Vori Raises $22M Series B to Automate Independent Grocers
AI

Vori Raises $22M Series B to Automate Independent Grocers

May 8, 20263 min read
TL;DR

Brandon Hill's grocery AI startup Vori closes a $22M Series B to modernize independent supermarkets still running on paper invoices and legacy systems.

Brandon Hill discovered his company's founding problem in his parents' kitchen. Visiting them in Minnesota in 2020, he found a stack of paper invoices and wholesale catalogs and asked if they were souvenirs. They weren't -- that was how grocery stores still operated in 2020. The moment became the thesis behind Vori, which on Thursday announced a $22 million Series B.

Hill is a third-generation grocer. His grandparents owned a store in Oklahoma, his parents built careers in the industry, and his mother Tori -- the source of the startup's name -- now works at the company. He has stated his mission plainly: making every supermarket in America autonomous. Vori launched in 2019 in East Palo Alto, founded by Stanford engineers with backgrounds at SpaceX, Google, and Facebook.

The market opportunity

U.S. grocery is a $1.5 trillion domestic market, larger than restaurants and larger than hotels. Walmart and Amazon have invested heavily in automation and captured roughly 25% of domestic grocery spending, according to Yahoo Finance. Vori is targeting the remaining 75% -- the independent and regional operators that big-box investment largely bypassed.

That segment is genuinely underserved. Independent grocers typically run on thin margins without capital for enterprise technology. Vori's platform is designed to function as a layer of artificial intelligence running store operations around the clock, covering checkout, payments, and back-office workflows that store owners have historically managed by hand. The company describes its software as virtual employees that never clock out.

Going to market in a trust-driven industry

Selling software to independent grocers is not like selling to enterprise buyers with procurement teams. These are owner-operated businesses where vendor relationships are built slowly. Hill's personal credibility matters here: a third-generation grocer whose grandparents owned a store in Oklahoma has a natural opening that a venture-backed outsider would not.

The competitive risk is structural rather than immediate. Walmart and Amazon already own a quarter of the market and have shown appetite for expanding their technology footprints. Point-of-sale vendors with deep existing customer relationships could build upward into AI operations. Vori needs to establish itself before either dynamic plays out. The $22 million provides runway to move.

What comes next

Bringing artificial intelligence into industries still running on paper is one of the more durable investment themes in enterprise software.
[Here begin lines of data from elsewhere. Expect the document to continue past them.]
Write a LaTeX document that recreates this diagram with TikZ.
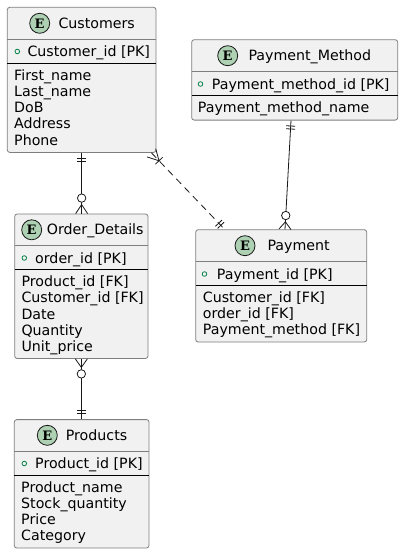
\documentclass[tikz,border=0pt]{standalone}
\usepackage{fontspec}
\setmainfont{DejaVu Sans}
\newfontfamily\efont{DejaVu Serif}
\usetikzlibrary{calc}
\definecolor{boxfill}{HTML}{F1F1F1}
\definecolor{boxline}{HTML}{181818}
\definecolor{boxedge}{HTML}{7E7E7E}
\definecolor{ecirc}{HTML}{ADD1B2}
\definecolor{pkgreen}{HTML}{038048}
\tikzset{
 entity/.style={draw=boxedge, line width=0.8pt, fill=boxfill, rounded corners=2.5pt, inner sep=0pt, rectangle},
 lbl/.style={anchor=base west, inner sep=0pt, font=\fontsize{14.2}{16}\selectfont},
 hsep/.style={draw=boxedge, line width=0.8pt},
 asep/.style={draw=black, line width=1pt},
 emark/.style={circle, draw=boxline, line width=0.8pt, fill=ecirc, minimum size=20pt, inner sep=0pt, font=\efont\bfseries\fontsize{13}{13}\selectfont},
 pkmark/.style={circle, draw=pkgreen, line width=0.8pt, minimum size=4.6pt, inner sep=0pt},
 rel/.style={draw=boxline, line width=0.8pt},
 dashrel/.style={rel, dash pattern=on 7pt off 5pt},
 cmark/.style={circle, draw=boxline, line width=0.8pt, fill=white, minimum size=8.4pt, inner sep=0pt},
}
\newcounter{tn}
\newcommand\tx[3]{\stepcounter{tn}\node[lbl] (t\arabic{tn}) at (#1,{#2+5}) {#3};}
\newcommand\entbox[5]{\node[entity, minimum width={(#4-#2)*1pt}, minimum height={(#5-#3)*1pt}] (#1) at ({(#2+#4)/2},{(#3+#5)/2}) {};}
\newcommand\twobars[2]{%
 \draw[rel] ($(#1)!5.5pt!(#2)!4.5pt!90:(#2)$) -- ($(#1)!5.5pt!(#2)!4.5pt!-90:(#2)$);
 \draw[rel] ($(#1)!8.5pt!(#2)!4.5pt!90:(#2)$) -- ($(#1)!8.5pt!(#2)!4.5pt!-90:(#2)$);}
\newcommand\crow[3]{%
 \draw[rel] ($(#1)!#3pt!(#2)$) -- ($(#1)!6pt!-90:(#2)$);
 \draw[rel] ($(#1)!#3pt!(#2)$) -- ($(#1)!6pt!90:(#2)$);}
\begin{document}
\begin{tikzpicture}[x=1pt,y=-1pt]
\useasboundingbox (0,0) rectangle (404,554);

% ---------- Customers ----------
\entbox{cust}{7.3}{7.3}{156}{152.4}
\node[emark] (ecust) at (39.7,23.3) {E};
\tx{58.3}{23.3}{Customers}
\draw[hsep] (7.3,39) -- (156,39);
\node[pkmark] (pcust) at (17.3,51.5) {};
\tx{27.3}{51.5}{Customer\_id [PK]}
\draw[asep] (7.3,63.3) -- (156,63.3);
\tx{14}{75.6}{First\_name}
\tx{14}{91.7}{Last\_name}
\tx{14}{107.8}{DoB}
\tx{14}{123.9}{Address}
\tx{14}{140}{Phone}

% ---------- Payment_Method ----------
\entbox{pm}{191.7}{39.7}{397.7}{120.1}
\node[emark] (epm) at (227.7,55.7) {E};
\tx{248.3}{55.7}{Payment\_Method}
\draw[hsep] (191.7,71.2) -- (397.7,71.2);
\node[pkmark] (ppm) at (200.5,84) {};
\tx{211.7}{84}{Payment\_method\_id [PK]}
\draw[asep] (191.7,95.4) -- (397.7,95.4);
\tx{197.7}{107.7}{Payment\_method\_name}

% ---------- Payment ----------
\entbox{pay}{195.7}{229.7}{366.7}{342}
\node[emark] (epay) at (245,245.7) {E};
\tx{267.3}{245.7}{Payment}
\draw[hsep] (195.7,261) -- (366.7,261);
\node[pkmark] (ppay) at (204.5,274) {};
\tx{216.7}{274}{Payment\_id [PK]}
\draw[asep] (195.7,285.2) -- (366.7,285.2);
\tx{202.7}{297.5}{Customer\_id [FK]}
\tx{202.7}{313.6}{order\_id [FK]}
\tx{202.7}{329.7}{Payment\_method [FK]}

% ---------- Order_Details ----------
\entbox{od}{14.7}{214}{148}{358.5}
\node[emark] (eod) at (31.7,229.8) {E};
\tx{46.7}{229.8}{Order\_Details}
\draw[hsep] (14.7,245.6) -- (148,245.6);
\node[pkmark] (pod) at (24.3,258) {};
\tx{35}{258}{order\_id [PK]}
\draw[asep] (14.7,269.6) -- (148,269.6);
\tx{21.3}{281.8}{Product\_id [FK]}
\tx{21.3}{297.9}{Customer\_id [FK]}
\tx{21.3}{314}{Date}
\tx{21.3}{330.1}{Quantity}
\tx{21.3}{346.2}{Unit\_price}

% ---------- Products ----------
\entbox{prod}{14.3}{419.6}{149}{548}
\node[emark] (eprod) at (47.3,435.3) {E};
\tx{65.7}{435.3}{Products}
\draw[hsep] (14.3,451.4) -- (149,451.4);
\node[pkmark] (pprod) at (24.3,463.5) {};
\tx{35}{463.5}{Product\_id [PK]}
\draw[asep] (14.3,475.3) -- (149,475.3);
\tx{21}{487.6}{Product\_name}
\tx{21}{503.7}{Stock\_quantity}
\tx{21}{519.8}{Price}
\tx{21}{535.9}{Category}

% ---------- Relations ----------
% Customers ||--o{ Order_Details
\coordinate (r1a) at (cust.south);
\coordinate (r1b) at (cust.south |- od.north);
\draw[rel] (r1a) -- (r1b);
\twobars{r1a}{r1b}
\crow{r1b}{r1a}{9}
\node[cmark] (c1) at ($(r1b)!15.5pt!(r1a)$) {};

% Order_Details }o--|| Products
\coordinate (r2a) at (od.south);
\coordinate (r2b) at (od.south |- prod.north);
\draw[rel] (r2a) -- (r2b);
\crow{r2a}{r2b}{8.5}
\node[cmark] (c2) at ($(r2a)!15pt!(r2b)$) {};
\twobars{r2b}{r2a}

% Payment_Method ||--o{ Payment
\coordinate (r3a) at ($(pm.south)+(-3.7,0)$);
\coordinate (r3b) at ($(pay.north)+(3.8,0)$);
\draw[rel] (r3a) -- (r3b);
\twobars{r3a}{r3b}
\crow{r3b}{r3a}{7.5}
\node[cmark] (c3) at ($(r3b)!13.8pt!(r3a)$) {};

% Customers }|..|| Payment
\coordinate (r4a) at ($(cust.south east)+(-5,0)$);
\coordinate (r4b) at ($(pay.north west)+(29.3,0)$);
\draw[dashrel] (r4a) -- (r4b);
\crow{r4a}{r4b}{11}
\draw[rel] ($(r4a)!11pt!(r4b)!5pt!90:(r4b)$) -- ($(r4a)!11pt!(r4b)!5pt!-90:(r4b)$);
\twobars{r4b}{r4a}
\end{tikzpicture}
\end{document}
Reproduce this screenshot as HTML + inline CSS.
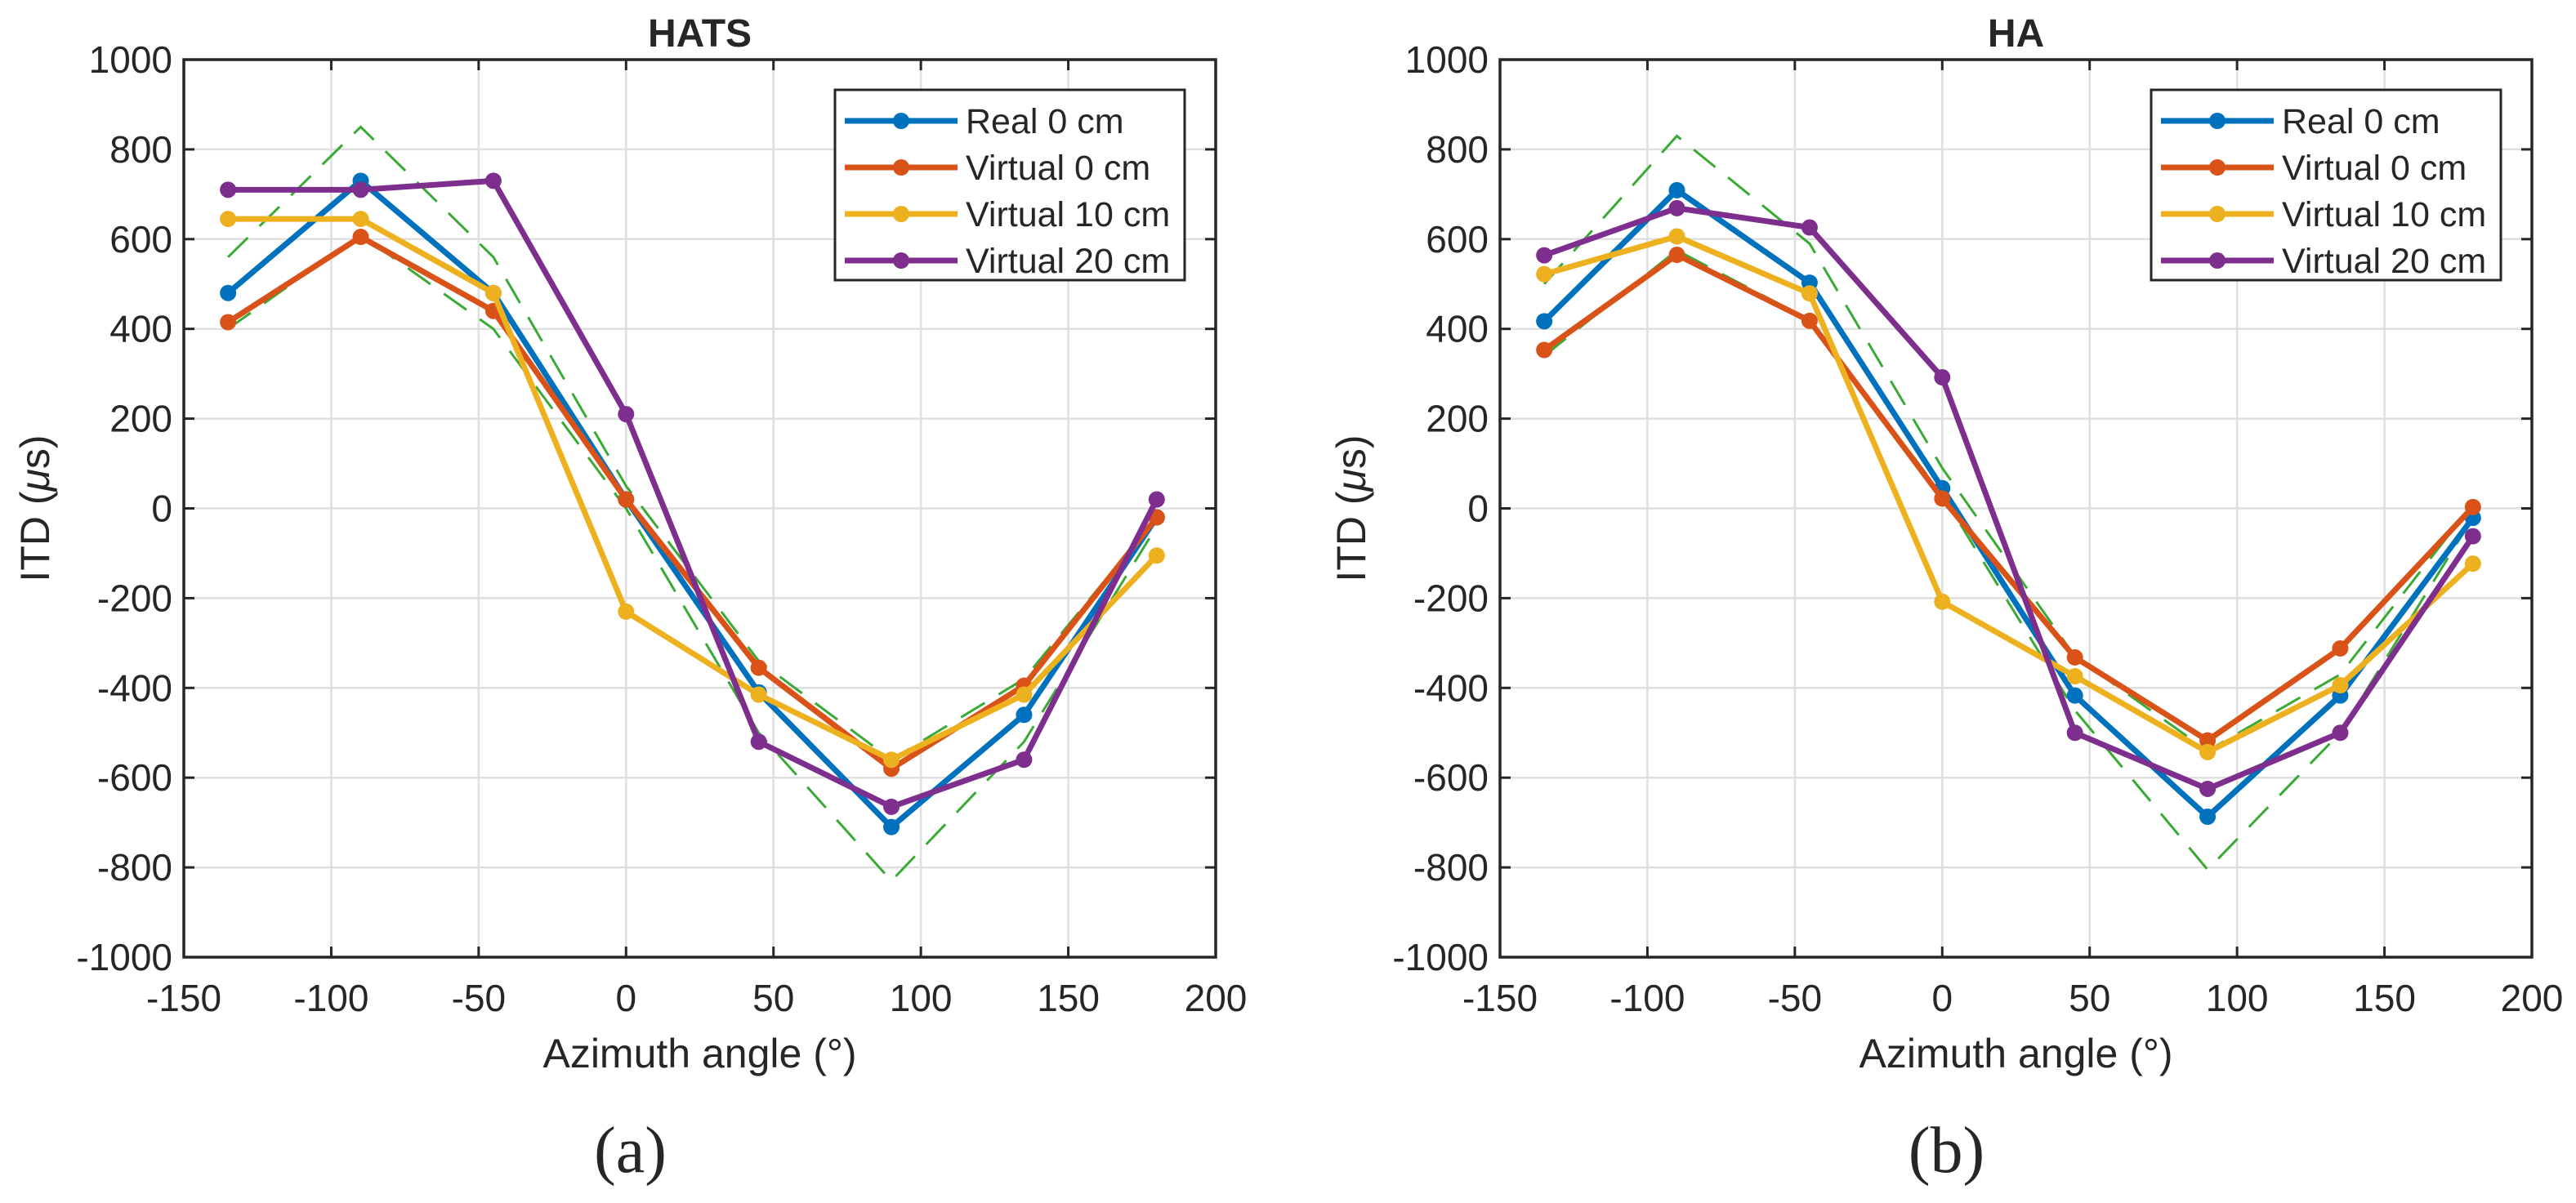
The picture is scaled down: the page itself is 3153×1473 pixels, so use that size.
<!DOCTYPE html>
<html><head><meta charset="utf-8"><style>
html,body{margin:0;padding:0;background:#fff}
svg{display:block}
text{font-family:"Liberation Sans",Arial,sans-serif;fill:#262626}
</style></head><body>
<svg id="fig" width="3153" height="1473" viewBox="0 0 3153 1473" xmlns="http://www.w3.org/2000/svg"></svg>
<script>
const azimuths = [-135, -90, -45, 0, 45, 90, 135, 180];
const xTicks = [-150, -100, -50, 0, 50, 100, 150, 200];
const yTicks = [-1000, -800, -600, -400, -200, 0, 200, 400, 600, 800, 1000];
const seriesNames = ["Real 0 cm", "Virtual 0 cm", "Virtual 10 cm", "Virtual 20 cm"];
const hatsReal = [480, 730, 480, 20, -410, -710, -460, -20];
const hatsV0 = [415, 605, 440, 20, -355, -580, -395, -20];
const hatsV10 = [645, 645, 480, -230, -415, -560, -415, -105];
const hatsV20 = [710, 710, 730, 210, -520, -665, -560, 20];
const hatsUpper = [560, 850, 560, 50, -340, -560, -380, -20];
const hatsLower = [400, 610, 400, 0, -500, -830, -520, -40];
const haReal = [417, 709, 503, 45, -417, -687, -417, -21];
const haV0 = [353, 565, 418, 22, -332, -517, -312, 3];
const haV10 = [522, 606, 479, -208, -374, -543, -394, -123];
const haV20 = [564, 669, 626, 292, -500, -625, -500, -62];
const haUpper = [500, 830, 590, 90, -330, -540, -370, 10];
const haLower = [340, 575, 420, 30, -450, -805, -500, -20];

const colors = ["#0072BD", "#D95319", "#EDB120", "#7E2F8E"];
const NS = "http://www.w3.org/2000/svg";
const svg = document.getElementById("fig");
function el(tag, attrs, parent) {
  const e = document.createElementNS(NS, tag);
  for (const k in attrs) e.setAttribute(k, attrs[k]);
  (parent || svg).appendChild(e);
  return e;
}

function drawPanel(cfg) {
  const L = cfg.left, R = cfg.left + 1263, T = 73, B = 1172;
  const sx = v => L + (v - (-150)) / 350 * (R - L);
  const sy = v => B - (v - (-1000)) / 2000 * (B - T);
  const g = el("g", {});
  
  
  xTicks.forEach(t => {
    const l = el("line", {x1: sx(t), x2: sx(t), y1: T, y2: B, stroke: "#dfdfdf", "stroke-width": 2.5}, g);
    
    
  });
  yTicks.forEach(t => {
    const l = el("line", {x1: L, x2: R, y1: sy(t), y2: sy(t), stroke: "#dfdfdf", "stroke-width": 2.5}, g);
    
    
  });
  [cfg.upper, cfg.lower].forEach((arr, i) => {
    const p = el("polyline", {points: azimuths.map((a, j) => sx(a) + "," + sy(arr[j])).join(" "),
      fill: "none", stroke: "#3aaa35", "stroke-width": 3, "stroke-dasharray": "34,20"}, g);
    
    
  });
  cfg.series.forEach((arr, i) => {
    const p = el("polyline", {points: azimuths.map((a, j) => sx(a) + "," + sy(arr[j])).join(" "),
      fill: "none", stroke: colors[i], "stroke-width": 7, "stroke-linejoin": "round"}, g);
    
    
    azimuths.forEach((a, j) => {
      const c = el("circle", {cx: sx(a), cy: sy(arr[j]), r: 10, fill: colors[i]}, g);
      
      
    });
  });
  const box = el("rect", {x: L, y: T, width: R - L, height: B - T, fill: "none", stroke: "#262626", "stroke-width": 3.5}, g);
  
  
  xTicks.forEach(t => {
    el("line", {x1: sx(t), x2: sx(t), y1: B, y2: B - 13, stroke: "#262626", "stroke-width": 3}, g);
    el("line", {x1: sx(t), x2: sx(t), y1: T, y2: T + 13, stroke: "#262626", "stroke-width": 3}, g);
    const tx = el("text", {x: sx(t), y: B + 66, "font-size": 46, "text-anchor": "middle"}, g);
    tx.textContent = t;
    
    
  });
  yTicks.forEach(t => {
    el("line", {x1: L, x2: L + 13, y1: sy(t), y2: sy(t), stroke: "#262626", "stroke-width": 3}, g);
    el("line", {x1: R, x2: R - 13, y1: sy(t), y2: sy(t), stroke: "#262626", "stroke-width": 3}, g);
    const tx = el("text", {x: L - 14, y: sy(t) + 16, "font-size": 46, "text-anchor": "end"}, g);
    tx.textContent = t;
    
    
  });
  const ti = el("text", {x: (L + R) / 2, y: 57, "font-size": 48, "font-weight": "bold", "text-anchor": "middle", fill: "#000"}, g);
  ti.textContent = cfg.title;
  
  
  const xl = el("text", {x: (L + R) / 2, y: 1307, "font-size": 50, "text-anchor": "middle"}, g);
  xl.textContent = "Azimuth angle (°)";
  
  
  const yl = el("text", {x: 0, y: 0, "font-size": 50, "text-anchor": "middle", transform: `translate(${L - 165},${(T + B) / 2}) rotate(-90)`}, g);
  yl.innerHTML = 'ITD (<tspan font-style="italic">μ</tspan>s)';
  
  
  const sub = el("text", {x: (L + R) / 2 - 85, y: 1435, "font-size": 80, "text-anchor": "middle", fill: "#000", style: 'font-family:"Liberation Serif",serif'}, g);
  sub.textContent = cfg.sub;
  
  
  const lx = L + 797, ly = 110, lw = 428, lh = 233;
  const lg = el("g", {}, g);
  
  
  el("rect", {x: lx, y: ly, width: lw, height: lh, fill: "#fff", stroke: "#262626", "stroke-width": 3}, lg);
  seriesNames.forEach((n, i) => {
    const yy = ly + 38 + i * 57;
    const e = el("g", {}, lg);
    
    
    el("line", {x1: lx + 12, x2: lx + 150, y1: yy, y2: yy, stroke: colors[i], "stroke-width": 7}, e);
    el("circle", {cx: lx + 81, cy: yy, r: 10, fill: colors[i]}, e);
    const t = el("text", {x: lx + 160, y: yy + 15, "font-size": 43, fill: "#000"}, e);
    t.textContent = n;
  });
}

drawPanel({name: "hats", left: 225, title: "HATS", sub: "(a)",
  series: [hatsReal, hatsV0, hatsV10, hatsV20], upper: hatsUpper, lower: hatsLower});
drawPanel({name: "ha", left: 1836, title: "HA", sub: "(b)",
  series: [haReal, haV0, haV10, haV20], upper: haUpper, lower: haLower});
</script>
</body></html>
Grocery is harder than most: perishable inventory, volatile wholesale pricing, and high staff turnover create operational complexity that few software layers have cracked cleanly. That difficulty is also what makes the category defensible for whoever builds the dominant platform first.

Yahoo Finance notes that Vori's founding team brings experience in AI, machine learning, fintech, logistics, and grocery store operations -- a combination that reflects the problem's actual depth. Whether $22 million is enough to lock in platform dominance before larger players take notice is the question the next few years will answer. But the market size is not in dispute. Seventy-five percent of $1.5 trillion is not a rounding error.

If Vori can prove autonomous grocery management works at the store level and not just in demos, the company that gets there first will have built something genuinely difficult to displace.

Frequently Asked Questions

What does Vori's software actually do?

Vori sells AI-powered management software for independent grocery stores, handling checkout, payments, and back-office operations. The company describes the product as a set of virtual employees running store functions continuously, without breaks or shift changes.

Who is Vori's founder?

Brandon Hill is Vori's CEO and a third-generation grocer. His grandparents owned a store in Oklahoma, his parents worked in the grocery industry, and his mother Tori -- the origin of the company's name -- now works at Vori. The founding engineering team came out of Stanford, with prior experience at SpaceX, Google, and Facebook.

How large is the independent grocery market?

The U.S. grocery market totals approximately $1.5 trillion annually. Walmart and Amazon together account for roughly 25% of domestic spending. Vori is targeting the remaining 75%, held by independent and regional operators.

When was Vori founded and where is it based?

Vori was founded in 2019 and is headquartered in East Palo Alto, California.